Monday 28 May 2012

A Tax Too Far?

The so-called "Pasty Tax" has bit the dust (or the crust, perhaps?). No surprise, really - this was a tax initiative that had played incredibly badly in the popular press, while at the same time likely to raise relatively little money.  And it's pretty clear by now that this government really does need not to offend and annoy people unnecessarily - so a swift U-turn has been performed.

"You turn if you want to.  The lady's not for turning," a previous Tory PM once said.  Political U-turns are traditionally understood to be bad and weak, the mark of poor government.  There is some truth in that, of course, not least because the further you go in one legislative direction before turning round and heading back  the opposite way, the more money (sorry, the more tax-payers' money) you waste.
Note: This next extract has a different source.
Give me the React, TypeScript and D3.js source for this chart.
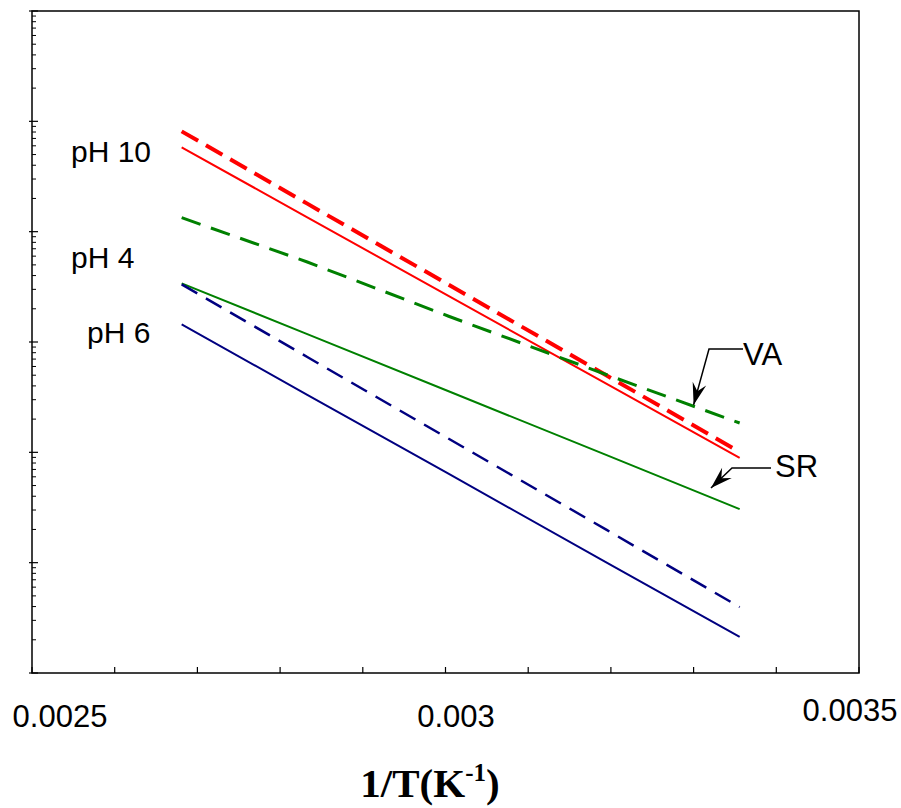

Nonetheless, it isn't a weak thing to be honest.  When a mistake is made, not to own up to it or to do anything to correct it would be a sort of political Titanic disaster - ship of state meets iceberg, iceberg wins.  Better of course not to have made the mistake in the first place;  but still, better to correct one's course than to go steaming straight on into the iceberg.

I imagine the government will seek to save face by presenting itself as responsible and responsive.  "See how we listened!" they'll say.  Well, perhaps governments should ask us more often what we think.  Meanwhile, one feature of the current political scene has to be a growing awareness of the power of civil society, and the ways in which organised popular lobbying can be encouraged and enabled by the electronic media.